US SPR at 40‑Year Low Tightens Crude Oil Risk Premium
US SPR stocks have dropped to the lowest since 1983 amid conflict with Iran, tightening global crude balances and supporting prices despite demand risks.
Prices & Market Tone
ICE Brent and NYMEX WTI have been trading with a firm geopolitical risk premium as traders reassess downside protection in a world of thinner buffers. While day‑to‑day price moves remain sensitive to macro headlines, the underlying tone is underpinned by the structural inventory draw and persistent tensions in the Gulf.
With US policy‑driven SPR releases now delivering diminishing marginal relief, prompt physical barrels are increasingly priced off tighter fundamentals rather than expectations of further large emergency flows. This shift is visible in stronger refinery margins and resilient time spreads, reflecting concern that any fresh disruption in the Strait of Hormuz would quickly feed into product markets.
Supply, Demand & Geopolitics
US SPR inventories fell by about 3 million barrels in the latest reporting week to 316.5 million barrels, the lowest level since April 1983. This decline is part of a broader US agreement to release 172 million barrels from the reserve to offset supply risks associated with the conflict with Iran and disruptions around the Strait of Hormuz.
Since the US‑Israeli campaign against Iran began at the end of February, the SPR has already shed roughly 98.9 million barrels as of July 10, a rapid draw that has materially reduced the emergency cushion available to counter future production losses, shipping disruptions or sudden surges in fuel demand. At the same time, commercial crude stocks have also been trending lower, leaving aggregate US crude inventories (SPR plus commercial) down 123.9 million barrels at 730.8 million barrels as of July 3, the lowest combined level since 1984.

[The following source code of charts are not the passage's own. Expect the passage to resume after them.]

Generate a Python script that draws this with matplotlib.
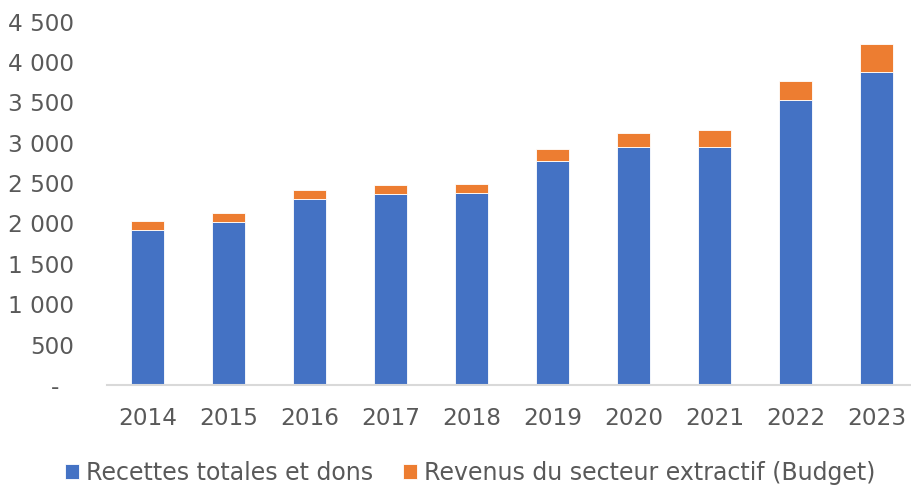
import numpy as np
import matplotlib.pyplot as plt

# données
annees = ['2014', '2015', '2016', '2017', '2018', '2019', '2020', '2021', '2022', '2023']
recettes = [1920, 2022, 2303, 2370, 2374, 2778, 2951, 2951, 3526, 3876]
extractif = [111, 104, 112, 107, 115, 145, 170, 211, 239, 351]

BLEU = '#4472C4'
ORANGE = '#ED7D31'
GRIS = '#595959'

plt.rcParams['font.family'] = ['DejaVu Sans Condensed', 'DejaVu Sans']

fig = plt.figure(figsize=(9.12, 4.91), dpi=100)
ax = fig.add_axes([107/912, 106/491, (912-107)/912, (385-21.6)/491])

x = np.arange(len(annees))
ax.bar(x, recettes, 0.41, color=BLEU, edgecolor='white', linewidth=0.6,
       label='Recettes totales et dons')
ax.bar(x, extractif, 0.41, bottom=recettes, color=ORANGE, edgecolor='white',
       linewidth=0.6, label='Revenus du secteur extractif (Budget)')

ax.set_xlim(-0.5, 9.44)
ax.set_ylim(0, 4500)
ax.set_yticks(np.arange(0, 4501, 500))

def fmt(v, pos):
    if v == 0:
        return '-  '
    return '{:,.0f}'.format(v).replace(',', ' ')
ax.yaxis.set_major_formatter(plt.FuncFormatter(fmt))
ax.set_xticks(x)
ax.set_xticklabels(annees)

ax.tick_params(axis='y', length=0, pad=24, labelsize=16.7, labelcolor=GRIS)
ax.tick_params(axis='x', length=0, pad=16, labelsize=16.7, labelcolor=GRIS)

for s in ['top', 'right', 'left']:
    ax.spines[s].set_visible(False)
ax.spines['bottom'].set_color('#D9D9D9')
ax.spines['bottom'].set_linewidth(1.5)

h, l = ax.get_legend_handles_labels()
leg = fig.legend(h, l, loc='center', bbox_to_anchor=(470/912, 1 - 473/491),
                 ncol=2, frameon=False, fontsize=17, handlelength=0.6,
                 handleheight=0.6, handletextpad=0.3, columnspacing=1.25,
                 borderaxespad=0)
for t in leg.get_texts():
    t.set_color(GRIS)

fig.savefig('out.png', dpi=100)
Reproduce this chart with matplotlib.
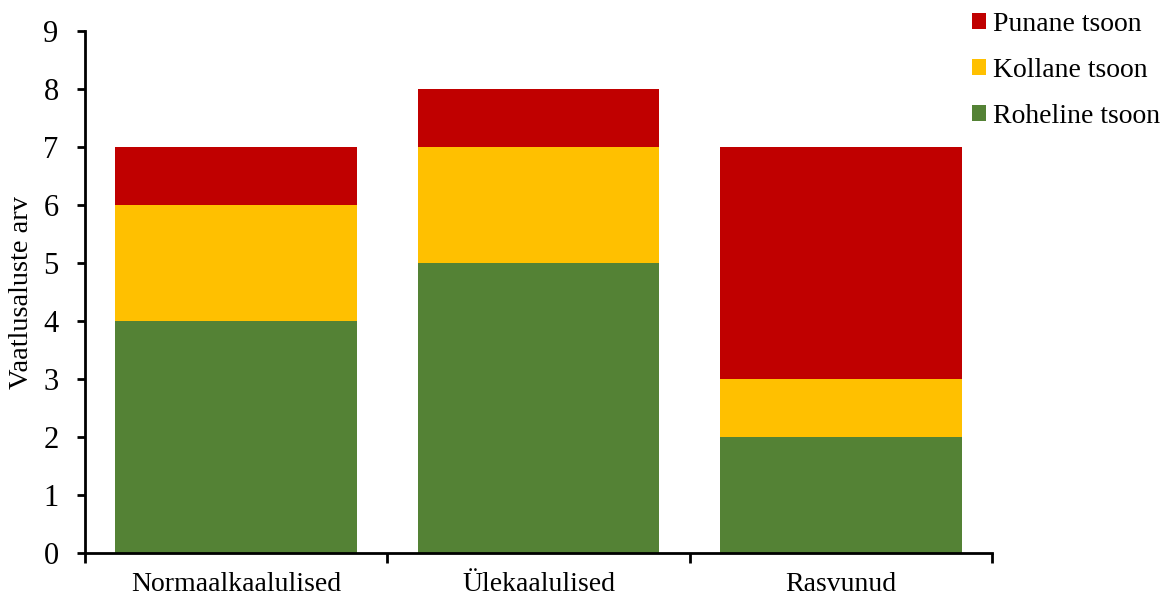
import matplotlib
matplotlib.use("Agg")
import matplotlib.pyplot as plt
import numpy as np

plt.rcParams.update({"font.family": "Liberation Serif", "font.size": 20})

categories = ["Normaalkaalulised", "Ülekaalulised", "Rasvunud"]
green = [4, 5, 2]
yellow = [2, 2, 1]
red = [1, 1, 4]

GREEN = "#548235"; YELLOW = "#FFC000"; RED = "#C00000"

fig = plt.figure(figsize=(11.63, 5.96), dpi=100)
ax = fig.add_axes([0.0731, 0.0721, 0.7799, 0.8759])

x = np.arange(len(categories))
b_g = ax.bar(x, green, 0.8, color=GREEN, label="Roheline tsoon")
b_y = ax.bar(x, yellow, 0.8, bottom=green, color=YELLOW, label="Kollane tsoon")
b_r = ax.bar(x, red, 0.8, bottom=np.add(green, yellow), color=RED, label="Punane tsoon")

ax.set_xlim(-0.5, 2.5)
ax.set_ylim(0, 9)
ax.set_yticks(range(10))
ax.set_xticks(x)
ax.set_xticklabels(categories)
ax.tick_params(axis="x", which="major", length=0, pad=14)
ax.set_xticks([-0.5, 0.5, 1.5, 2.5], minor=True)
ax.tick_params(axis="x", which="minor", length=7, width=2, direction="out")
ax.tick_params(axis="y", length=6, width=2, direction="out", pad=13, labelsize=22)
for s in ["top", "right"]:
    ax.spines[s].set_visible(False)
for s in ["left", "bottom"]:
    ax.spines[s].set_linewidth(2)
ax.set_ylabel("Vaatlusaluste arv", fontsize=20.5, labelpad=7)

fig.legend([b_r, b_y, b_g], ["Punane tsoon", "Kollane tsoon", "Roheline tsoon"],
           loc="upper left", bbox_to_anchor=(972 / 1163, 0.980), frameon=False,
           borderpad=0, borderaxespad=0,
           handlelength=0.5, handleheight=0.5, handletextpad=0.25,
           labelspacing=0.75, fontsize=20)

fig.savefig("out.png", dpi=100)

The renewed fighting and heightened security risks around the Strait of Hormuz — a critical artery for global crude and LNG exports — magnify the impact of this reduced buffer. Any protracted closure, or damage to Gulf production and export infrastructure, would now transmit faster and more forcefully into global balances given the shrunken reserve capacity.
Fundamentals & Market Sensitivity
The defining feature of today’s crude market is not extreme spot scarcity but reduced resilience. With both strategic and commercial stocks at multi‑decade lows, the system’s capacity to absorb shocks without sharp price adjustments has eroded. This increased sensitivity is particularly relevant heading into periods of elevated refinery runs and higher seasonal product demand.
Lower reserve volumes also imply that any continuation of the release program delivers diminishing returns. The more the SPR is drawn down, the less durable its ability to stabilize prices in a prolonged crisis, raising the likelihood that the burden of adjustment shifts back to commercial inventories, higher imports, and ultimately demand destruction via higher prices.
The resulting configuration tends to support crude benchmarks and refining margins: refiners anticipate tighter prompt supplies and are willing to pay up to secure barrels, while physical traders price in the risk that further geopolitical escalation or logistical disruptions could rapidly drain already compressed stocks.
Outlook & Trading Implications
Over the coming weeks, the crude complex is likely to trade as a tug‑of‑war between macro headwinds and escalating supply‑side risks. As long as SPR and commercial inventories remain at or near current lows, the balance of risks for prices leans to the upside on any negative supply surprise, especially linked to the Gulf.
At the same time, policymakers face a narrowing set of options: further strategic drawdowns offer short‑term relief but deepen medium‑term vulnerability, while accelerated replenishment at elevated prices could itself underpin the market.
- Producers and hedgers: Use current strength in forward curves to layer in incremental hedges, focusing on 6–18 month tenors where geopolitical risk may be underpriced relative to depleted strategic stocks.
- Refiners: Maintain above‑normal crude cover and prioritize supply diversification away from the most exposed Gulf routes, as low US buffers mean any disruption could quickly tighten light‑sweet availability and inflate product cracks.
- Physical buyers and consumers: Consider opportunistic buying or hedging on pullbacks driven by macro concerns, recognizing that structurally lower inventories increase the probability and severity of upside price spikes.
3‑Day Price Direction Snapshot (EUR)
Given the combination of record‑low US strategic stocks, falling commercial inventories and persistent geopolitical tension around the Strait of Hormuz, the near‑term directional bias for major crude benchmarks over the next three trading days is modestly upward in EUR terms, with intraday volatility likely to remain elevated around geopolitical headlines.